Camille Henrot’s King Kong Addition

  • Camille Henrot, Peter Jackson, John Guillermin, Merian C. Cooper, Ernest B. Schoedsack
  • Friday, June 22, 8 pm
  • Cinecycle, 129 Spadina Ave.

Part of Summer 2007


Paris-based artist Camille Henrot stacks all three film versions of the classic saga of the gigantic ape upon one another, cutting and folding 3+ hours of the Peter Jackson-directed 2005 version and 2+ hours of the Dino De Laurentiis-produced 1976 version onto the 100-minute running length of the 1933 original. Unlike other movie monsters of the 1930s, King Kong was a pure creation of the movies, born from an original story (by director Merian Cooper and Edgar Wallace). See the changing visions of Skull Island; see the World Trade Center morph from the Empire State Building, and back again; watch Naomi Watts, Jessica Lange and Fay Wray take turns as Kong’s romantic interest in a masterful feat of cinematic sedimentation. Henrot learned the art of addition and subtraction with short handmade films on which she drew, scratched or collaged.

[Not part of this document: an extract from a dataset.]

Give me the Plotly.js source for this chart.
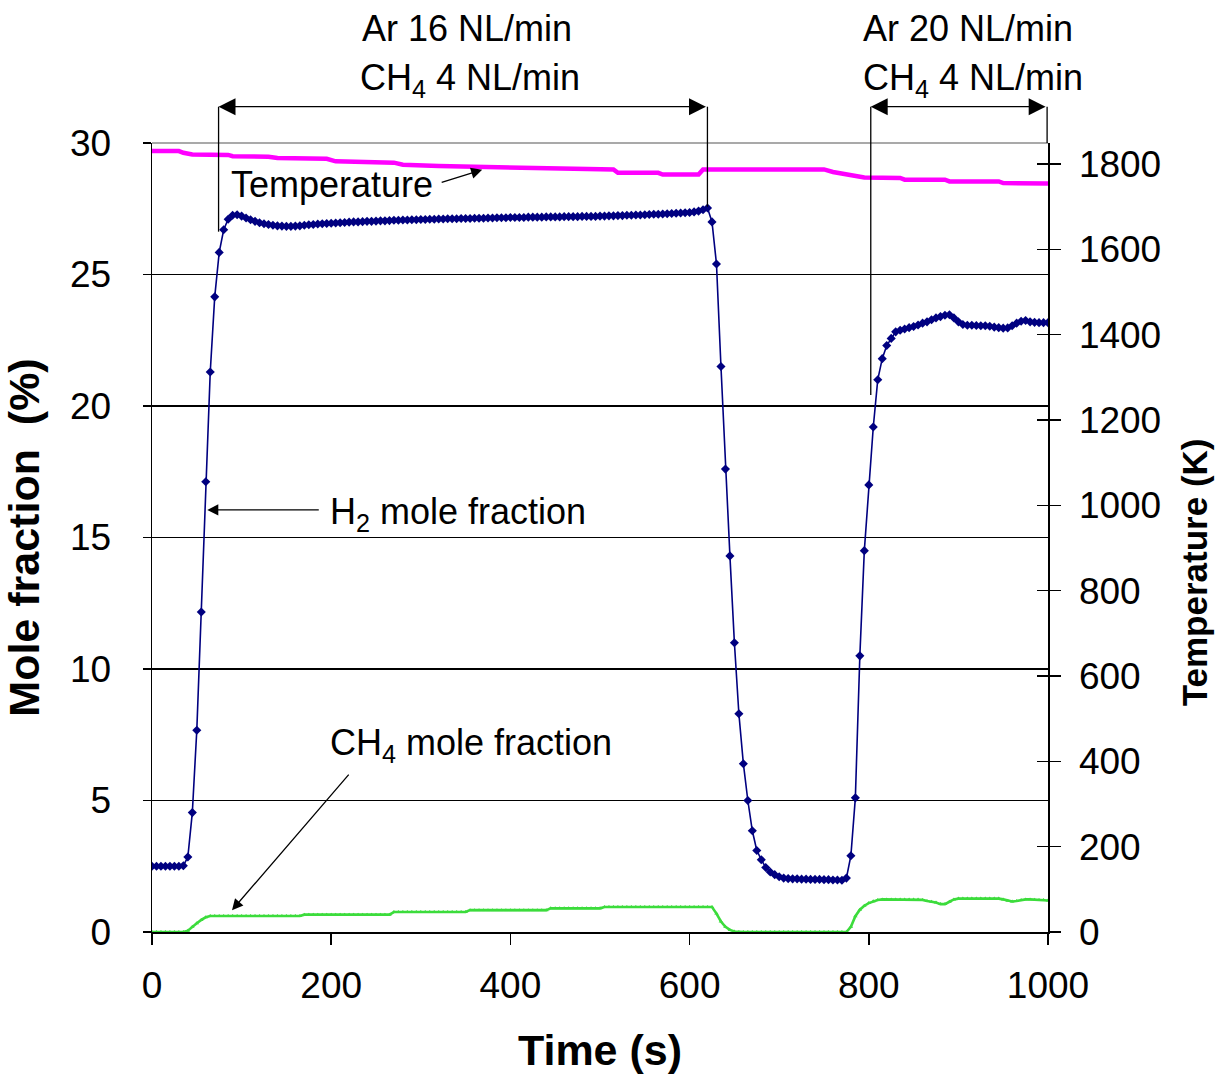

This is her first feature, on which she shares directorial credit with her esteemed predecessors, produced in high-definition video that opens a morass of intentions and adventure with startling richness and accumulation of detail. King Kong Addition (101 min., 2007) premiered at the Palais de Tokyo in Paris in January 2007. This is its first North American showing. Behold!